Stored records
***

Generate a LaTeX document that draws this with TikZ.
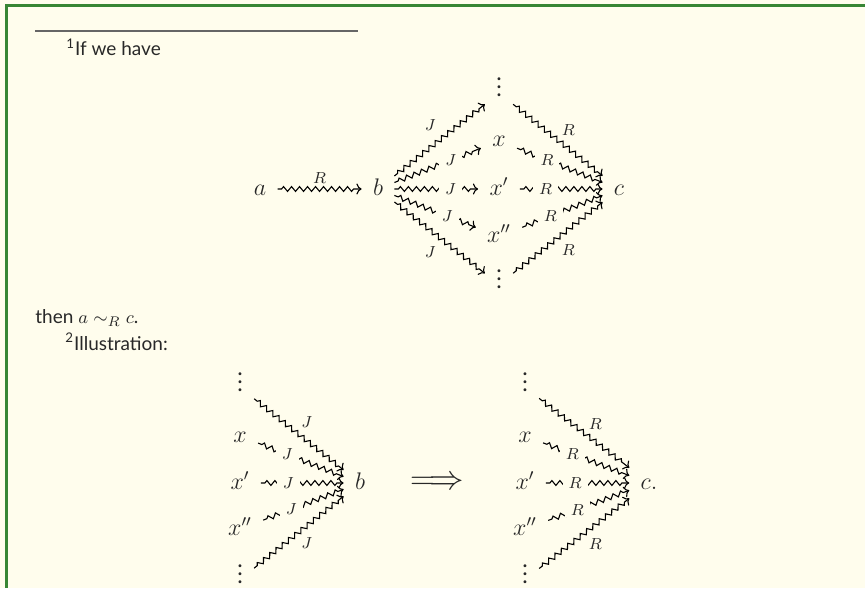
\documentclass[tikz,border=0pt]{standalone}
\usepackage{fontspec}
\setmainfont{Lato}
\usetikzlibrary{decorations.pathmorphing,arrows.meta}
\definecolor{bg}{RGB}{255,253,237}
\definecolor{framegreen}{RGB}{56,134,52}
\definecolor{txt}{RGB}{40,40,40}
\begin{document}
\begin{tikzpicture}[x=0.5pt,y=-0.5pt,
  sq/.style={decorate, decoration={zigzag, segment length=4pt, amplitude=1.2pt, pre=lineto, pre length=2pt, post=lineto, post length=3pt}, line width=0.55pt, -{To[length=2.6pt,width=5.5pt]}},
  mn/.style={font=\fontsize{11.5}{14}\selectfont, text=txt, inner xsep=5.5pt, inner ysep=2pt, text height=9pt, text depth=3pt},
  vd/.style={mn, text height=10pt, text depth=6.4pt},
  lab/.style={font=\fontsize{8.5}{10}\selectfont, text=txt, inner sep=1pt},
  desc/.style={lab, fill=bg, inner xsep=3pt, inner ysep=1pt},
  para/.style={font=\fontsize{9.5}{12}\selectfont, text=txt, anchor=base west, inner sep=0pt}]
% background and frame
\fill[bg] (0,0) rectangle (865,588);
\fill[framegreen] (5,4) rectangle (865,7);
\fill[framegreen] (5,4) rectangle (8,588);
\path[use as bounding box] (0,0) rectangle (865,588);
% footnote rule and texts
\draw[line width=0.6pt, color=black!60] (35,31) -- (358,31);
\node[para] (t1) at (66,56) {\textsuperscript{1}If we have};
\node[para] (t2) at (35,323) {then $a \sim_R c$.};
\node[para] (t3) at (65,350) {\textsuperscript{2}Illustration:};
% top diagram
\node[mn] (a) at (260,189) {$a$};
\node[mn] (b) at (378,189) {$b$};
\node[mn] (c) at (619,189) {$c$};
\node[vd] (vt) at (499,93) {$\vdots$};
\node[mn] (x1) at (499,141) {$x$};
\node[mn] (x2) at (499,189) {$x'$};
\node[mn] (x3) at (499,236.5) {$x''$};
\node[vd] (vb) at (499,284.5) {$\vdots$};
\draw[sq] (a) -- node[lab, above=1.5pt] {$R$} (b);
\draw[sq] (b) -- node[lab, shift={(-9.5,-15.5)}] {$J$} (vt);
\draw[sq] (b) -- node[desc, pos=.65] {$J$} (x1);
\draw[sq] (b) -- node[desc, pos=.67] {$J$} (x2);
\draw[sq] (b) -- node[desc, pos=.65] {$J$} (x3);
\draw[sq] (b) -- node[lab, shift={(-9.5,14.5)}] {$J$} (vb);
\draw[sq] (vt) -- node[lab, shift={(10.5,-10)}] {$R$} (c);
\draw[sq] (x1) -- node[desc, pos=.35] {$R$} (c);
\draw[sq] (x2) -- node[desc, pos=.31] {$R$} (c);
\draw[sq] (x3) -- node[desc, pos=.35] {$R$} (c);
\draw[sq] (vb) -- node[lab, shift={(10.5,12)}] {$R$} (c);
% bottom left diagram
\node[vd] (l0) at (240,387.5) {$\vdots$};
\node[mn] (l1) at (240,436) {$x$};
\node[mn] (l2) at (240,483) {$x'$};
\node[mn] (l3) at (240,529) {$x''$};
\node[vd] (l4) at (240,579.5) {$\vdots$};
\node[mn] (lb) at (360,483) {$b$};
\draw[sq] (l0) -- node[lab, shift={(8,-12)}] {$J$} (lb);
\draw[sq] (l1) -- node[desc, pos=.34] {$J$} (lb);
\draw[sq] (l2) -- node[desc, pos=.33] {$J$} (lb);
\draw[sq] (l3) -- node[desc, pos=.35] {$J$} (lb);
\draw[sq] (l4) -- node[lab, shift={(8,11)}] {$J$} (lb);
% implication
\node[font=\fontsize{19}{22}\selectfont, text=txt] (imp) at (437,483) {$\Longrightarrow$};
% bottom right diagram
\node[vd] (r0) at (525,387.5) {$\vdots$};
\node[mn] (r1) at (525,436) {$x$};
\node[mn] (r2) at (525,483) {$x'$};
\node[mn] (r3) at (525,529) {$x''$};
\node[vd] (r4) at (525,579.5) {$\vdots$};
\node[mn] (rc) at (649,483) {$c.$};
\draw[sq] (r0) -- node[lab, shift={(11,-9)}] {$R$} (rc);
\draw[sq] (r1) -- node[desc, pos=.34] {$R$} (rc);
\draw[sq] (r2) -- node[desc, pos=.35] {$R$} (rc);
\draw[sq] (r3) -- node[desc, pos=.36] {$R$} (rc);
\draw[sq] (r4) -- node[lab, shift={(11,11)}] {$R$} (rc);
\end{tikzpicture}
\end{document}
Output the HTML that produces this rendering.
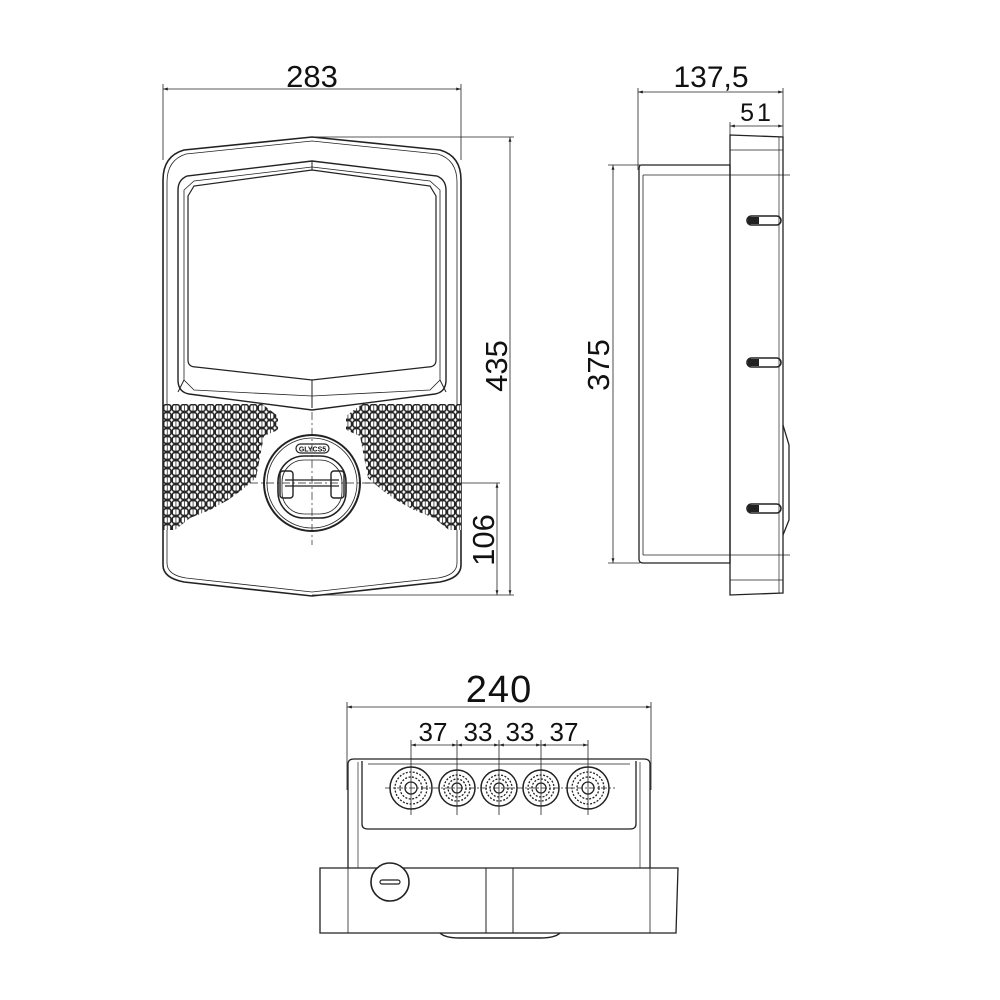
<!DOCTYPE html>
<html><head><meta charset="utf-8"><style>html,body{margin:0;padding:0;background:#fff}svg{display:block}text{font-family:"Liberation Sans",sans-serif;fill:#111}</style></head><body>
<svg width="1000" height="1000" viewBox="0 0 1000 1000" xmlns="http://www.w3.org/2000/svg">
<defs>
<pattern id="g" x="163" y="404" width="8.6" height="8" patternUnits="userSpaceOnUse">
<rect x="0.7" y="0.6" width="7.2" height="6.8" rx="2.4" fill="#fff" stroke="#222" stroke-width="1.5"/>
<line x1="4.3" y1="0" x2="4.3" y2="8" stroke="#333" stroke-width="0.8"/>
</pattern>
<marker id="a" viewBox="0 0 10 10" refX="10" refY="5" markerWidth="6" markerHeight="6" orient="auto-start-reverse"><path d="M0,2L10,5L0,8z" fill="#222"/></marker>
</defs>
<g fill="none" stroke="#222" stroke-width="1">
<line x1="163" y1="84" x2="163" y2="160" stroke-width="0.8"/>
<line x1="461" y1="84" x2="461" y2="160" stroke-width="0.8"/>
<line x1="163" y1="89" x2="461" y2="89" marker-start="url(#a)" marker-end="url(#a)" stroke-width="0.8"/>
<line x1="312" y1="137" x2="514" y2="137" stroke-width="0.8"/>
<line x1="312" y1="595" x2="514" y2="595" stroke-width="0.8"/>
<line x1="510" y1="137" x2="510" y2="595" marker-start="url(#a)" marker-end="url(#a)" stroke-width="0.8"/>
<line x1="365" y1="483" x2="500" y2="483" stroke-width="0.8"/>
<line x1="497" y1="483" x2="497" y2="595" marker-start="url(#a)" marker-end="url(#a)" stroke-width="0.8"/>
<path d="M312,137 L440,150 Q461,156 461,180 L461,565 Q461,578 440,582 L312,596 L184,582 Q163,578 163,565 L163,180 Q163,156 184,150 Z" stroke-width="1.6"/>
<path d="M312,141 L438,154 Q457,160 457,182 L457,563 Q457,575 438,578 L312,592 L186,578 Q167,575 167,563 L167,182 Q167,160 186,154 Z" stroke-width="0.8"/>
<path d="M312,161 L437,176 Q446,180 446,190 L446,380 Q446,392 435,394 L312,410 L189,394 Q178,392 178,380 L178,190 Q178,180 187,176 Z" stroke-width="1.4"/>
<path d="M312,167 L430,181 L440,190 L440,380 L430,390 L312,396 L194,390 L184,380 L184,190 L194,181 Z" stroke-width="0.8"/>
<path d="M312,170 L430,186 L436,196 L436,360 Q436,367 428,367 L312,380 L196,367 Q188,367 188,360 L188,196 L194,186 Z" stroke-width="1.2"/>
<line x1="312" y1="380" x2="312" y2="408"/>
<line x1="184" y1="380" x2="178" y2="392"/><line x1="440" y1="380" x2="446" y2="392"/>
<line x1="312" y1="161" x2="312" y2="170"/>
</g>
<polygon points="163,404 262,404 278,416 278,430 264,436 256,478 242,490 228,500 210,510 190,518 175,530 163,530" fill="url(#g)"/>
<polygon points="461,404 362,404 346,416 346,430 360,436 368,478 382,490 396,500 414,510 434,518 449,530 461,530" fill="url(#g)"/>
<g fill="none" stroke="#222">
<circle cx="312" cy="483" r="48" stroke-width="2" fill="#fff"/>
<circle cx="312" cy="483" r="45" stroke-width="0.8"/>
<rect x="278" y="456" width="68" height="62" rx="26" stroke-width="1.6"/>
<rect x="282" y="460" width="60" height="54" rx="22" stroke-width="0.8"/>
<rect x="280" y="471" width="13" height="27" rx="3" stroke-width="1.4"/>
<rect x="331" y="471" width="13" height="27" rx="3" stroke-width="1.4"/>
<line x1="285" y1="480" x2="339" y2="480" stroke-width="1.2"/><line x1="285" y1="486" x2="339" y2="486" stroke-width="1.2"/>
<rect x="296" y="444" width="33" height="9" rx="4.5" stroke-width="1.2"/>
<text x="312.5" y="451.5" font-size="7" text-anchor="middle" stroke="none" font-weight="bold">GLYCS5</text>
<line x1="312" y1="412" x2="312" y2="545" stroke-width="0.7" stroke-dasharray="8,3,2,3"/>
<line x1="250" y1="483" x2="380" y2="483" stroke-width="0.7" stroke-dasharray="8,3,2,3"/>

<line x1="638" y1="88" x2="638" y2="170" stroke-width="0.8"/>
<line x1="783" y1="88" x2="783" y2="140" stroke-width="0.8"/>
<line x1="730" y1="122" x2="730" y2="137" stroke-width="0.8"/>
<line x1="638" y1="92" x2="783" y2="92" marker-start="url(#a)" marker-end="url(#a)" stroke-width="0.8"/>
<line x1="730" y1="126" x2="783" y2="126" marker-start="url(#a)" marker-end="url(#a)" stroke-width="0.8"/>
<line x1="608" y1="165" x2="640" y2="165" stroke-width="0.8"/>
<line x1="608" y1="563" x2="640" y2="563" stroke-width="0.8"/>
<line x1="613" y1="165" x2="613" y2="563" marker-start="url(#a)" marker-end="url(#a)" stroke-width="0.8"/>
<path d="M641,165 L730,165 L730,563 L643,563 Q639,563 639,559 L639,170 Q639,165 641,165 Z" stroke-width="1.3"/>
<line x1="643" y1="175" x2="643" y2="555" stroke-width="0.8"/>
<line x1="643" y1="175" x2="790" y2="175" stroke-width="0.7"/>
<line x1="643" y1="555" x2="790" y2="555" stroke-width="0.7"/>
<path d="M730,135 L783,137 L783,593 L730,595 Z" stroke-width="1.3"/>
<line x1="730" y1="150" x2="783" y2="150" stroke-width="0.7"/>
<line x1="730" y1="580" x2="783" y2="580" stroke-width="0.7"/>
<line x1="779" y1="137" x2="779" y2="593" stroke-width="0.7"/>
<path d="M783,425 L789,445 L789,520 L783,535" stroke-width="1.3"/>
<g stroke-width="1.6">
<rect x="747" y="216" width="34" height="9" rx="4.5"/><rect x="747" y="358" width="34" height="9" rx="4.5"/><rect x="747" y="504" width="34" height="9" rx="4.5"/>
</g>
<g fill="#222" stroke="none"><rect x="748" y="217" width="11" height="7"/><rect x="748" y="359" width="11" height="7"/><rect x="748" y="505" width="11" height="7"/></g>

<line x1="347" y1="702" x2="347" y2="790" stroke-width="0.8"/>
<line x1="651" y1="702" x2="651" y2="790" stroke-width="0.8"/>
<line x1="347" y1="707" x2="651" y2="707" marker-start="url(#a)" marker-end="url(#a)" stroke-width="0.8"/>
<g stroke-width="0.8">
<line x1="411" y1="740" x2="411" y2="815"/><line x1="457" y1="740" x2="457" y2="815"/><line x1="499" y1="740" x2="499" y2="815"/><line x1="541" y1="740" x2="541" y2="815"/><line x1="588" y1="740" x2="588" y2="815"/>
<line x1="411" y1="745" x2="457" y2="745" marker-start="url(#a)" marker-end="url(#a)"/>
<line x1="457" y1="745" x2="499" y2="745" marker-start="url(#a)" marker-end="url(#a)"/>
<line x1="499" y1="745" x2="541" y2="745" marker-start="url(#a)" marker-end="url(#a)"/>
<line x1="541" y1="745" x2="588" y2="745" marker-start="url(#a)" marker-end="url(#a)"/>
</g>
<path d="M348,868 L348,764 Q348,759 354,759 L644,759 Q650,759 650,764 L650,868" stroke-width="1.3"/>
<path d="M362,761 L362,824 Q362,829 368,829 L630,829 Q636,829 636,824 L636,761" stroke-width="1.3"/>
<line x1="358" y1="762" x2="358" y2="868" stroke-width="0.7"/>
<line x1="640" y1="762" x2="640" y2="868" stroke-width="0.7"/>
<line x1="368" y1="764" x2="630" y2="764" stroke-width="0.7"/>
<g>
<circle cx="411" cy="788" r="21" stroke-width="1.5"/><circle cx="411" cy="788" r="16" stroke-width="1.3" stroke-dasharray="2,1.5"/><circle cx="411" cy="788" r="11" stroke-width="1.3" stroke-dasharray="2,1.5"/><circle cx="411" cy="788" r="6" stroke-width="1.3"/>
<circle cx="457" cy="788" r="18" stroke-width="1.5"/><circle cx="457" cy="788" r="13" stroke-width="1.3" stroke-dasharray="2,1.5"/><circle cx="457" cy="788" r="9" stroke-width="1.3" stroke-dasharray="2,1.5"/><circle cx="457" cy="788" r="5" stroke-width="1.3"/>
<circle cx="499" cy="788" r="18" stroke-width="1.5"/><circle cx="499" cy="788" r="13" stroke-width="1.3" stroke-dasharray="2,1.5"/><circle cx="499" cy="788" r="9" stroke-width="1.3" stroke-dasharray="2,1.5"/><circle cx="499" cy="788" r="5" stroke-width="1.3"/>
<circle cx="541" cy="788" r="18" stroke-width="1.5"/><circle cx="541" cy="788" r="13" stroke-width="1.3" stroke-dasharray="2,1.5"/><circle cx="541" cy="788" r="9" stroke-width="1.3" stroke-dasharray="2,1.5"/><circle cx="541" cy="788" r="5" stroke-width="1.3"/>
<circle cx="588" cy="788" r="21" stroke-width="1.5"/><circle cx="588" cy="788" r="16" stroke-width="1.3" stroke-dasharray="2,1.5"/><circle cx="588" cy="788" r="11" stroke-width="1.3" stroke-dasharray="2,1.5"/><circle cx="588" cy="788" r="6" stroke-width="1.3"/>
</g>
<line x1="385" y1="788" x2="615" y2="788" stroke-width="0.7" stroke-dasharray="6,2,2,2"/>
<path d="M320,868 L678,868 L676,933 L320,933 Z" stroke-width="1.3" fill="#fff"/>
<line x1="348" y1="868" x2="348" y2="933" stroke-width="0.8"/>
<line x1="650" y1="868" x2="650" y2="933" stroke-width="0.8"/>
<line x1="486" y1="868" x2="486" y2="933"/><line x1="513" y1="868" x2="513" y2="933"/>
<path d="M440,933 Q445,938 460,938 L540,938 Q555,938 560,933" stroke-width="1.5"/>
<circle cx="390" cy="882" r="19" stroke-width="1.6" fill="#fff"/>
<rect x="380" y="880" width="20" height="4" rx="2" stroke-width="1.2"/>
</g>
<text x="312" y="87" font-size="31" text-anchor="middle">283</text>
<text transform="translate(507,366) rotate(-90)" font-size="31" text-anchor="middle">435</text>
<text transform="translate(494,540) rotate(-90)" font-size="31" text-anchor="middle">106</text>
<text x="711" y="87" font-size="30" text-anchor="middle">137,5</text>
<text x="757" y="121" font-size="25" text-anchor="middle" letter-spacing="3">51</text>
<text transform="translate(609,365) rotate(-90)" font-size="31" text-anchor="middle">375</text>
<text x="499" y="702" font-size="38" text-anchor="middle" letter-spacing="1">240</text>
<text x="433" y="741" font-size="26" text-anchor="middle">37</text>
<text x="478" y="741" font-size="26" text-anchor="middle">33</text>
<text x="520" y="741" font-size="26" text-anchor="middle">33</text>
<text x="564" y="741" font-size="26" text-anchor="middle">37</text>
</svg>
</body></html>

***

- _REQUIRED TASK_
Every line that holds the word "this" should be extracted.

- _PROBLEM SOLUTION_
Generate a LaTeX document that draws this with TikZ.
Output the HTML that produces this rendering.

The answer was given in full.